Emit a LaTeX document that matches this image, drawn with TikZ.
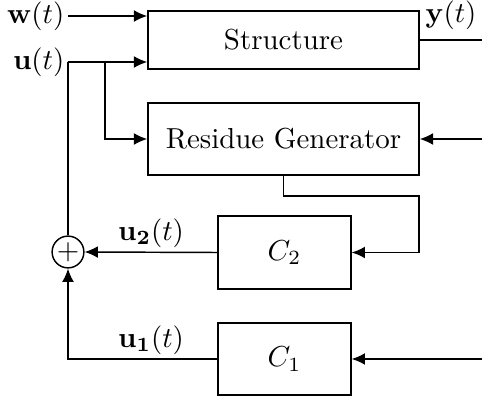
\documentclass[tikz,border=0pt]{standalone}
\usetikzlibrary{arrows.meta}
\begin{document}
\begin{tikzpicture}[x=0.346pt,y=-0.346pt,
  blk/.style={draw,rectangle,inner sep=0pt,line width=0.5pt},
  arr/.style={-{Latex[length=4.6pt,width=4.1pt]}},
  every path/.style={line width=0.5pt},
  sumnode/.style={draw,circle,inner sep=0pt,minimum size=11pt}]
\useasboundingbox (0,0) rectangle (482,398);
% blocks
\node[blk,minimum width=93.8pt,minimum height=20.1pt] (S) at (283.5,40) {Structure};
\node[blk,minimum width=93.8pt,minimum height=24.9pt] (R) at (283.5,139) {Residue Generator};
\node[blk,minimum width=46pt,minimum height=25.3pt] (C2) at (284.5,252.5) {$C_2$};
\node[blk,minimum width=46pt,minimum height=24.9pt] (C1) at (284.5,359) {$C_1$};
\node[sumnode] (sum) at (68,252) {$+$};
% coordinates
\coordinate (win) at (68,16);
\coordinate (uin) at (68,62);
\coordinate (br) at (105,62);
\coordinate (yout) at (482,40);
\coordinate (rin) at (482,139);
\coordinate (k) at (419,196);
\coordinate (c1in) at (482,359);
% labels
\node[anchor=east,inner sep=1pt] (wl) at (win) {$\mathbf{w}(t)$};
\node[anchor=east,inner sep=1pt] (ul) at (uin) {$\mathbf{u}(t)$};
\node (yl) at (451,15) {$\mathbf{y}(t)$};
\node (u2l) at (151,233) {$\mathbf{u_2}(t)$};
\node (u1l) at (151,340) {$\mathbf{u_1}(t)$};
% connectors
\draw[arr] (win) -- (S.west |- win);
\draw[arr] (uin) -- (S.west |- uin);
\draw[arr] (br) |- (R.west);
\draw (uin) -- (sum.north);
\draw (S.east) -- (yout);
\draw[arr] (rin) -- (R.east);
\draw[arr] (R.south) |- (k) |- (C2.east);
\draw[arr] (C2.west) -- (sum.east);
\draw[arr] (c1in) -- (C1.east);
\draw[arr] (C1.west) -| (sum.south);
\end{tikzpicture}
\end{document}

● Request
Print out the whole of the material word for word, without pictures.

● Finished answer
Emit a LaTeX document that matches this image, drawn with TikZ.
\documentclass[tikz,border=0pt]{standalone}
\usetikzlibrary{arrows.meta}
\begin{document}
\begin{tikzpicture}[x=0.346pt,y=-0.346pt,
  blk/.style={draw,rectangle,inner sep=0pt,line width=0.5pt},
  arr/.style={-{Latex[length=4.6pt,width=4.1pt]}},
  every path/.style={line width=0.5pt},
  sumnode/.style={draw,circle,inner sep=0pt,minimum size=11pt}]
\useasboundingbox (0,0) rectangle (482,398);
% blocks
\node[blk,minimum width=93.8pt,minimum height=20.1pt] (S) at (283.5,40) {Structure};
\node[blk,minimum width=93.8pt,minimum height=24.9pt] (R) at (283.5,139) {Residue Generator};
\node[blk,minimum width=46pt,minimum height=25.3pt] (C2) at (284.5,252.5) {$C_2$};
\node[blk,minimum width=46pt,minimum height=24.9pt] (C1) at (284.5,359) {$C_1$};
\node[sumnode] (sum) at (68,252) {$+$};
% coordinates
\coordinate (win) at (68,16);
\coordinate (uin) at (68,62);
\coordinate (br) at (105,62);
\coordinate (yout) at (482,40);
\coordinate (rin) at (482,139);
\coordinate (k) at (419,196);
\coordinate (c1in) at (482,359);
% labels
\node[anchor=east,inner sep=1pt] (wl) at (win) {$\mathbf{w}(t)$};
\node[anchor=east,inner sep=1pt] (ul) at (uin) {$\mathbf{u}(t)$};
\node (yl) at (451,15) {$\mathbf{y}(t)$};
\node (u2l) at (151,233) {$\mathbf{u_2}(t)$};
\node (u1l) at (151,340) {$\mathbf{u_1}(t)$};
% connectors
\draw[arr] (win) -- (S.west |- win);
\draw[arr] (uin) -- (S.west |- uin);
\draw[arr] (br) |- (R.west);
\draw (uin) -- (sum.north);
\draw (S.east) -- (yout);
\draw[arr] (rin) -- (R.east);
\draw[arr] (R.south) |- (k) |- (C2.east);
\draw[arr] (C2.west) -- (sum.east);
\draw[arr] (c1in) -- (C1.east);
\draw[arr] (C1.west) -| (sum.south);
\end{tikzpicture}
\end{document}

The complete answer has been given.